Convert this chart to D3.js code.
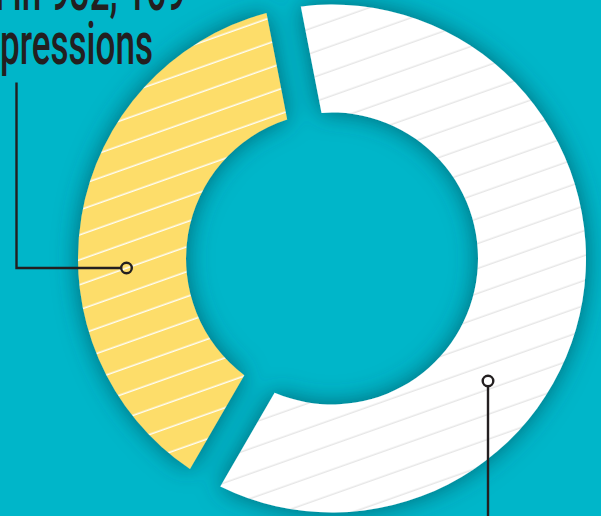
<!DOCTYPE html>
<html>
<head>
<meta charset="utf-8">
<script src="https://cdn.jsdelivr.net/npm/d3@7"></script>
<style>
  html, body { margin: 0; padding: 0; background: #00b5c8; }
  svg { display: block; }
</style>
</head>
<body>
<svg id="chart" width="601" height="516"></svg>
<script>
// ---- data ----
const segments = ["Other", "Impressions"];
const shares = [61.4, 38.6];            // percent of the ring
const headlineLines = ["Resulted in 932, 169", "impressions"];

// ---- styles ----
const fills = ["#ffffff", "#fddd6b"];
const hatchColors = ["#e4e4e4", "#ffffff"];
const ink = "#231f20";

const W = 601, H = 516;
const cx = 332, cy = 258.5, outerR = 254, innerR = 146;
const startRad = -11 * Math.PI / 180;

const svg = d3.select("#chart");
svg.append("rect").attr("width", W).attr("height", H).attr("fill", "#00b6c9");

const defs = svg.append("defs");
const f = defs.append("filter").attr("id", "shadow")
  .attr("x", "-20%").attr("y", "-20%").attr("width", "140%").attr("height", "140%");
f.append("feGaussianBlur").attr("in", "SourceAlpha").attr("stdDeviation", 12).attr("result", "b");
f.append("feFlood").attr("flood-color", "#004550").attr("flood-opacity", 0.7);
f.append("feComposite").attr("in2", "b").attr("operator", "in").attr("result", "s");
const m = f.append("feMerge");
m.append("feMergeNode").attr("in", "s");
m.append("feMergeNode").attr("in", "SourceGraphic");

segments.forEach((s, i) => {
  const p = defs.append("pattern").attr("id", "hatch" + i)
    .attr("patternUnits", "userSpaceOnUse")
    .attr("width", 20).attr("height", 23.5)
    .attr("patternTransform", "rotate(-19.5)");
  p.append("rect").attr("width", 20).attr("height", 23.5).attr("fill", fills[i]);
  p.append("line").attr("x1", 0).attr("x2", 20).attr("y1", 11).attr("y2", 11)
    .attr("stroke", hatchColors[i]).attr("stroke-width", i === 0 ? 1.3 : 1.4);
});

const pie = d3.pie().sort(null).value(d => d)
  .startAngle(startRad).endAngle(startRad + 2 * Math.PI);
const gap = 35;
const arc = d3.arc().innerRadius(innerR).outerRadius(outerR)
  .padRadius(outerR).padAngle(2 * Math.asin(gap / 2 / outerR));

const g = svg.append("g").attr("transform", `translate(${cx},${cy})`)
  .attr("filter", "url(#shadow)");
g.selectAll("path").data(pie(shares)).join("path")
  .attr("d", arc)
  .attr("fill", (d, i) => `url(#hatch${i})`);

// ---- leader lines ----
const lead = svg.append("g").attr("fill", "none").attr("stroke", ink).attr("stroke-width", 2.4);
lead.append("path").attr("d", "M16.5,82.5 V268 H121");
lead.append("circle").attr("cx", 126.5).attr("cy", 268).attr("r", 5.3);
lead.append("path").attr("d", "M488,386.3 V516");
lead.append("circle").attr("cx", 488).attr("cy", 381).attr("r", 5.3);

// ---- headline (cut by the frame) ----
const fontSize = 60;
const t2 = svg.append("text").text(headlineLines[1])
  .attr("font-family", "Roboto, 'Noto Sans', sans-serif").attr("font-weight", 500)
  .attr("font-size", fontSize).attr("fill", ink).attr("text-anchor", "start");
const sub = t2.node().getSubStringLength(2, headlineLines[1].length - 2);
const pre = t2.node().getSubStringLength(0, 2);
const sx = 153 / sub;
t2.attr("transform", `translate(${-pre * sx},64) scale(${sx},1)`);

svg.append("text").text(headlineLines[0])
  .attr("font-family", "Roboto, 'Noto Sans', sans-serif").attr("font-weight", 500)
  .attr("font-size", fontSize).attr("fill", ink).attr("text-anchor", "end")
  .attr("transform", `translate(186,10) scale(${sx},1)`);
</script>
</body>
</html>
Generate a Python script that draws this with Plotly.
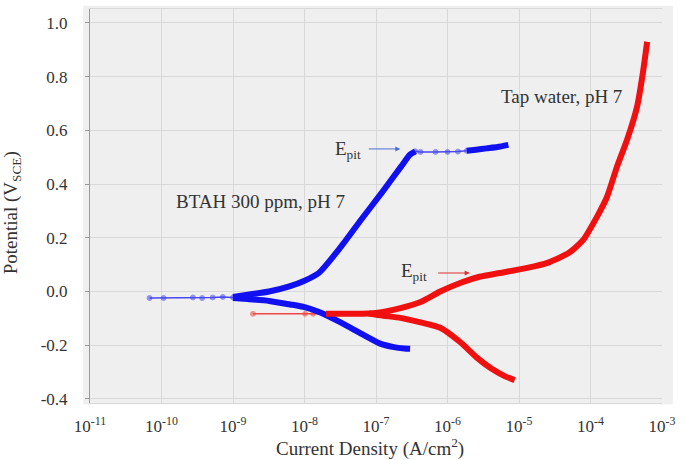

= = = =

Copy the data word for word. Pictures do not go in the copy.

Convert this chart to D3.js code.
<!DOCTYPE html>
<html>
<head>
<meta charset="utf-8">
<script src="https://cdn.jsdelivr.net/npm/d3@7"></script>
<style>
  html, body { margin: 0; padding: 0; background: #00b5c8; }
  svg { display: block; }
</style>
</head>
<body>
<svg id="chart" width="601" height="516"></svg>
<script>
// ---- data ----
const segments = ["Other", "Impressions"];
const shares = [61.4, 38.6];            // percent of the ring
const headlineLines = ["Resulted in 932, 169", "impressions"];

// ---- styles ----
const fills = ["#ffffff", "#fddd6b"];
const hatchColors = ["#e4e4e4", "#ffffff"];
const ink = "#231f20";

const W = 601, H = 516;
const cx = 332, cy = 258.5, outerR = 254, innerR = 146;
const startRad = -11 * Math.PI / 180;

const svg = d3.select("#chart");
svg.append("rect").attr("width", W).attr("height", H).attr("fill", "#00b6c9");

const defs = svg.append("defs");
const f = defs.append("filter").attr("id", "shadow")
  .attr("x", "-20%").attr("y", "-20%").attr("width", "140%").attr("height", "140%");
f.append("feGaussianBlur").attr("in", "SourceAlpha").attr("stdDeviation", 12).attr("result", "b");
f.append("feFlood").attr("flood-color", "#004550").attr("flood-opacity", 0.7);
f.append("feComposite").attr("in2", "b").attr("operator", "in").attr("result", "s");
const m = f.append("feMerge");
m.append("feMergeNode").attr("in", "s");
m.append("feMergeNode").attr("in", "SourceGraphic");

segments.forEach((s, i) => {
  const p = defs.append("pattern").attr("id", "hatch" + i)
    .attr("patternUnits", "userSpaceOnUse")
    .attr("width", 20).attr("height", 23.5)
    .attr("patternTransform", "rotate(-19.5)");
  p.append("rect").attr("width", 20).attr("height", 23.5).attr("fill", fills[i]);
  p.append("line").attr("x1", 0).attr("x2", 20).attr("y1", 11).attr("y2", 11)
    .attr("stroke", hatchColors[i]).attr("stroke-width", i === 0 ? 1.3 : 1.4);
});

const pie = d3.pie().sort(null).value(d => d)
  .startAngle(startRad).endAngle(startRad + 2 * Math.PI);
const gap = 35;
const arc = d3.arc().innerRadius(innerR).outerRadius(outerR)
  .padRadius(outerR).padAngle(2 * Math.asin(gap / 2 / outerR));

const g = svg.append("g").attr("transform", `translate(${cx},${cy})`)
  .attr("filter", "url(#shadow)");
g.selectAll("path").data(pie(shares)).join("path")
  .attr("d", arc)
  .attr("fill", (d, i) => `url(#hatch${i})`);

// ---- leader lines ----
const lead = svg.append("g").attr("fill", "none").attr("stroke", ink).attr("stroke-width", 2.4);
lead.append("path").attr("d", "M16.5,82.5 V268 H121");
lead.append("circle").attr("cx", 126.5).attr("cy", 268).attr("r", 5.3);
lead.append("path").attr("d", "M488,386.3 V516");
lead.append("circle").attr("cx", 488).attr("cy", 381).attr("r", 5.3);

// ---- headline (cut by the frame) ----
const fontSize = 60;
const t2 = svg.append("text").text(headlineLines[1])
  .attr("font-family", "Roboto, 'Noto Sans', sans-serif").attr("font-weight", 500)
  .attr("font-size", fontSize).attr("fill", ink).attr("text-anchor", "start");
const sub = t2.node().getSubStringLength(2, headlineLines[1].length - 2);
const pre = t2.node().getSubStringLength(0, 2);
const sx = 153 / sub;
t2.attr("transform", `translate(${-pre * sx},64) scale(${sx},1)`);

svg.append("text").text(headlineLines[0])
  .attr("font-family", "Roboto, 'Noto Sans', sans-serif").attr("font-weight", 500)
  .attr("font-size", fontSize).attr("fill", ink).attr("text-anchor", "end")
  .attr("transform", `translate(186,10) scale(${sx},1)`);
</script>
</body>
</html>
Generate a Python script that draws this with Plotly.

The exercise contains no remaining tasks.